There’s no guarantee that the new man or woman will fail miserably or be highly incompatible with your ex, but that’s what makes breakups so unpredictable. They’re 90% out of your control.
It sucks that they’re like that, but your chance to impress your ex was when you were still with your ex. Now it’s the new person’s turn to impress your ex.
If that person fails to do that, your ex might return to you or just move on to someone else.
What do you think? Does absence make a man/woman miss you? What do you think causes nostalgia? Let us know in the comments section.👇
And if you’d like to talk with us about ways to make your ex feel your absence, sign up for coaching with us.
My name is Zan and I’m the founder of Magnet of Success. I enjoy writing realistic relationship and breakup articles and helping readers heal and grow. With more than 5 years of experience in the self-improvement, relationship, and breakup sphere, my goal is to provide advice that fosters positivity and success and avoids preventable mistakes and pain. Buy me a coffee, learn more about me, or get in touch today.
i just love the way you write Zan! it’s so easy to understand, even the most heartbroken dumpee would accept the situation! as I used to understand it from your articles!
i think you are right that nostalgia hits when things go wrong in your life.
I’m so grateful for my family and friends and that’s what matters 🫶🏻
Thank you for saying that, Linda.
I appreciate your kindness and support!
Best regards,
Zan
Good morning Zan. If an ex who I was with for over twenty years and literally over night (after an incident) changed her perception of me from great to negative and then ghosted me, can she ever go back to the positive perception she was at beforehand? Even her kids who I’ve known since they were in diapers, hates me. She has blocked me everywhere and they’ve threatened me with violence to stay away from their mom. I haven’t tried to contact her for almost two years and been in total “no contact” almost the same
Hi Will.
She didn’t change her perception of you overnight. It happened over a long period of time. This can change, of course, but she needs to have some kind of epiphany first. She probably needs to compare you to someone and through that person, realize what you brought to the table.
Kind regards,
Zan
Hi Zan, we spoke on 5 stages of the dumper and I thought I was doing really well. Staying away and we only spoke about business related matters. The house is sold and we are at final stages of the divorce. With any messages she still ended it with a X on the end. Even messages to do with house sale or divorce stuff.

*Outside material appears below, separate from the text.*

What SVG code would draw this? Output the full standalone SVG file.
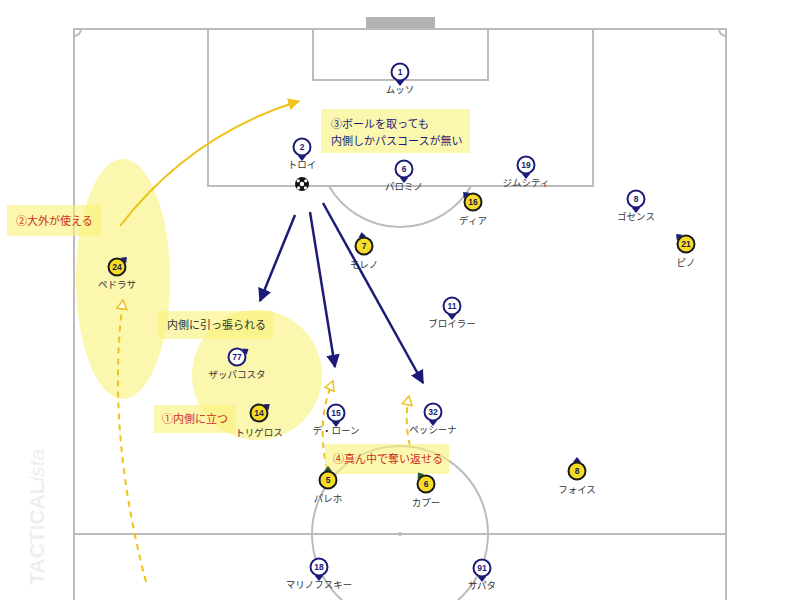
<svg xmlns="http://www.w3.org/2000/svg" width="800" height="600" viewBox="0 0 800 600">
<defs>
<style>
.ln{fill:none;stroke:#bcbcbc;stroke-width:2}
.hl{fill:#f9f27c;opacity:0.62}
.box{fill:#f9f27c;opacity:0.62}
.pb circle{fill:#fff;stroke:#1c1c78;stroke-width:2}
.pb .num{fill:#1c1c78}
.py circle{fill:#f6dc26;stroke:#1a1a1a;stroke-width:2}
.py .num{fill:#1c1c50}
.ptr{fill:#1c1c78}
.ptg{fill:#2a5a30}
.num{font-family:"Liberation Sans",sans-serif;font-weight:bold;font-size:8.5px;text-anchor:middle}
.lbl{font-family:"Noto Sans CJK JP",sans-serif;font-size:9.5px;fill:#333;text-anchor:middle}
.ct{font-family:"Noto Sans CJK JP",sans-serif;font-size:11px}
.red{fill:#d0301c}
.nav{fill:#1c1c78}
.dk{fill:#333}
.arN{stroke:#1c1c78;stroke-width:2.5;fill:none}
.arY{stroke:#efc21c;stroke-width:2;fill:none}
.arD{stroke:#efc21c;stroke-width:2;fill:none;stroke-dasharray:6 5}
</style>
<marker id="mN" viewBox="0 0 10 10" refX="9" refY="5" markerWidth="5.5" markerHeight="5.5" orient="auto" markerUnits="strokeWidth"><path d="M0,0 L10,5 L0,10 z" fill="#1c1c78"/></marker>
<marker id="mY" viewBox="0 0 10 10" refX="9" refY="5" markerWidth="6" markerHeight="6" orient="auto" markerUnits="strokeWidth"><path d="M0,0 L10,5 L0,10 z" fill="#efc21c"/></marker>
<marker id="mO" viewBox="0 0 12 12" refX="10" refY="6" markerWidth="6" markerHeight="6" orient="auto" markerUnits="strokeWidth"><path d="M1,1 L10,6 L1,11 z" fill="#fff" stroke="#efc21c" stroke-width="1.5"/></marker>
</defs>
<rect width="800" height="600" fill="#fff"/>
<g id="pitch">
<rect x="366" y="17" width="69" height="12" fill="#b3b3b3"/>
<path class="ln" d="M74,600 V29 H726 V600"/>
<path class="ln" d="M208,29 V186 H593 V29"/>
<path class="ln" d="M313,29 V80 H488 V29"/>
<path class="ln" d="M329,186 A82,82 0 0 0 471,186"/>
<path class="ln" d="M74,36 A7,7 0 0 0 81,29"/>
<path class="ln" d="M726,36 A7,7 0 0 1 719,29"/>
<line class="ln" x1="74" y1="534" x2="726" y2="534"/>
<circle class="ln" cx="400" cy="534" r="88"/>
<circle cx="400" cy="534" r="2" fill="#bcbcbc"/>
</g>
<text transform="translate(44,585) rotate(-90)" font-family="Liberation Sans,sans-serif" font-size="21" fill="#eeeeee" font-weight="bold">TACTICAL<tspan font-style="italic" font-weight="normal">ista</tspan></text>
<g id="highlights">
<ellipse class="hl" cx="123" cy="279" rx="47" ry="120"/>
<circle class="hl" cx="257" cy="375" r="65"/>
</g>
<g id="connectors">
<path class="arY" d="M120,226 Q190,135 299,101" marker-end="url(#mY)"/>
<line class="arN" x1="295" y1="215" x2="260" y2="301" marker-end="url(#mN)"/>
<line class="arN" x1="310" y1="212" x2="335" y2="367" marker-end="url(#mN)"/>
<line class="arN" x1="323" y1="203" x2="423" y2="383" marker-end="url(#mN)"/>
<path class="arD" d="M146,582 Q106,430 123,300" marker-end="url(#mO)"/>
<path class="arD" d="M327,470 Q316,420 333,381" marker-end="url(#mO)"/>
<path class="arD" d="M410,446 Q404,420 409,396" marker-end="url(#mO)"/>
</g>
<g id="callouts">
<g id="c2"><rect class="box" x="7" y="205" width="94" height="31"/><text class="ct red" x="16" y="225">②大外が使える</text></g>
<g id="c3"><rect class="box" x="321" y="109" width="149" height="44"/><text class="ct nav" x="331" y="128">③ボールを取っても</text><text class="ct nav" x="331" y="145">内側しかパスコースが無い</text></g>
<g id="cin"><rect class="box" x="158" y="311" width="115" height="28"/><text class="ct dk" x="167" y="329">内側に引っ張られる</text></g>
<g id="c1"><rect class="box" x="154" y="405" width="82" height="28"/><text class="ct red" x="162" y="423">①内側に立つ</text></g>
<g id="c4"><rect class="box" x="325" y="444" width="124" height="30"/><text class="ct red" x="333" y="463">④真ん中で奪い返せる</text></g>
</g>
<g id="ball" transform="translate(302,184)">
<circle r="7" fill="#111"/>
<circle r="2.2" fill="#fff"/>
<circle cx="-3.8" cy="-3.2" r="1.6" fill="#fff"/>
<circle cx="3.8" cy="-3.2" r="1.6" fill="#fff"/>
<circle cx="-3.4" cy="3.8" r="1.6" fill="#fff"/>
<circle cx="3.4" cy="3.8" r="1.6" fill="#fff"/>
</g>
<g id="p1" class="pb" transform="translate(400,72)"><polygon class="ptr" points="-4,9 4,9 0,14"/><circle r="8.5"/><text class="num" y="3">1</text><text class="lbl" y="21">ムッソ</text></g>
<g id="p2" class="pb" transform="translate(302,147)"><polygon class="ptr" points="-4,9 4,9 0,14"/><circle r="8.5"/><text class="num" y="3">2</text><text class="lbl" y="21">トロイ</text></g>
<g id="p6b" class="pb" transform="translate(404,169)"><polygon class="ptr" points="-4,9 4,9 0,14"/><circle r="8.5"/><text class="num" y="3">6</text><text class="lbl" y="21">パロミノ</text></g>
<g id="p19" class="pb" transform="translate(526,165)"><polygon class="ptr" points="-4,9 4,9 0,14"/><circle r="8.5"/><text class="num" y="3">19</text><text class="lbl" y="21">ジムシティ</text></g>
<g id="p8b" class="pb" transform="translate(636,199)"><polygon class="ptr" points="-4,9 4,9 0,14"/><circle r="8.5"/><text class="num" y="3">8</text><text class="lbl" y="21">ゴセンス</text></g>
<g id="p11" class="pb" transform="translate(452,306)"><polygon class="ptr" points="-4,9 4,9 0,14"/><circle r="8.5"/><text class="num" y="3">11</text><text class="lbl" y="21">ブロイラー</text></g>
<g id="p77" class="pb" transform="translate(237,357)"><polygon class="ptr" points="-4,-9 4,-9 0,-14" transform="rotate(55)"/><circle r="8.5"/><text class="num" y="3">77</text><text class="lbl" y="21">ザッパコスタ</text></g>
<g id="p15" class="pb" transform="translate(336,413)"><polygon class="ptr" points="-4,9 4,9 0,14"/><circle r="8.5"/><text class="num" y="3">15</text><text class="lbl" y="21">デ・ローン</text></g>
<g id="p32" class="pb" transform="translate(433,412)"><polygon class="ptr" points="-4,9 4,9 0,14"/><circle r="8.5"/><text class="num" y="3">32</text><text class="lbl" y="21">ペッシーナ</text></g>
<g id="p18" class="pb" transform="translate(319,567)"><polygon class="ptr" points="-4,9 4,9 0,14"/><circle r="8.5"/><text class="num" y="3">18</text><text class="lbl" y="21">マリノフスキー</text></g>
<g id="p91" class="pb" transform="translate(482,568)"><polygon class="ptr" points="-4,9 4,9 0,14"/><circle r="8.5"/><text class="num" y="3">91</text><text class="lbl" y="21">サパタ</text></g>
<g id="p16" class="py" transform="translate(473,202)"><polygon class="ptr" points="-4,-9 4,-9 0,-14" transform="rotate(-45)"/><circle r="8.5"/><text class="num" y="3">16</text><text class="lbl" y="22">ディア</text></g>
<g id="p21" class="py" transform="translate(686,244)"><polygon class="ptr" points="-4,-9 4,-9 0,-14" transform="rotate(-45)"/><circle r="8.5"/><text class="num" y="3">21</text><text class="lbl" y="22">ピノ</text></g>
<g id="p7" class="py" transform="translate(364,246)"><polygon class="ptr" points="-4,-9 4,-9 0,-14" transform="rotate(-10)"/><circle r="8.5"/><text class="num" y="3">7</text><text class="lbl" y="22">モレノ</text></g>
<g id="p24" class="py" transform="translate(117,267)"><polygon class="ptr" points="-4,-9 4,-9 0,-14" transform="rotate(45)"/><circle r="8.5"/><text class="num" y="3">24</text><text class="lbl" y="21">ペドラサ</text></g>
<g id="p14" class="py" transform="translate(259,413)"><polygon class="ptr" points="-4,-9 4,-9 0,-14" transform="rotate(50)"/><circle r="8.5"/><text class="num" y="3">14</text><text class="lbl" y="23">トリゲロス</text></g>
<g id="p5" class="py" transform="translate(328,480)"><polygon class="ptg" points="-4,-9 4,-9 0,-14"/><circle r="8.5"/><text class="num" y="3">5</text><text class="lbl" y="22">パレホ</text></g>
<g id="p6y" class="py" transform="translate(426,484)"><polygon class="ptg" points="-4,-9 4,-9 0,-14" transform="rotate(-35)"/><circle r="8.5"/><text class="num" y="3">6</text><text class="lbl" y="22">カプー</text></g>
<g id="p8y" class="py" transform="translate(577,471)"><polygon class="ptr" points="-4,-9 4,-9 0,-14"/><circle r="8.5"/><text class="num" y="3">8</text><text class="lbl" y="22">フォイス</text></g>
</svg>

After 4 months of further no contact. 2 days ago she messaged politely and got onto the divorce and does she need to do anything else. Which I politely replied too and guided her but this time no X on the end of any of the messages. She did reply back to my message ok and hope I have settled into my flat.
I am angry at myself that something so silly as no X on the end of messages now has effected me so much nearly a year on.
It’s hit me with further rejection feeling. Is this ok to feel like this. I mean I’m still going through divorce. Which should be completely over January next year?
It is difficult without full no contact. Hopefully, you will enter in one and things will start to progress. As someone who went one breakup with semi no contact and other with full no contact – there is a big difference.
Hi John.
Breakups scar people, so it’s completely okay (normal) to get affected this much. Try to avoid asking personal questions and communicate only about essential matters from now on. You need to keep her out of your life for your own good, John.
The divorce might hurt you again, but it should be the last time.
Kind regards,
Zan
Hi Zan,
I am hoping this will be the last of the contact and know when the divorce certificate comes next month. It will finally be over and I can fully heal.
Hi John.
I hope so too. Let me know how it goes and if you feel any better.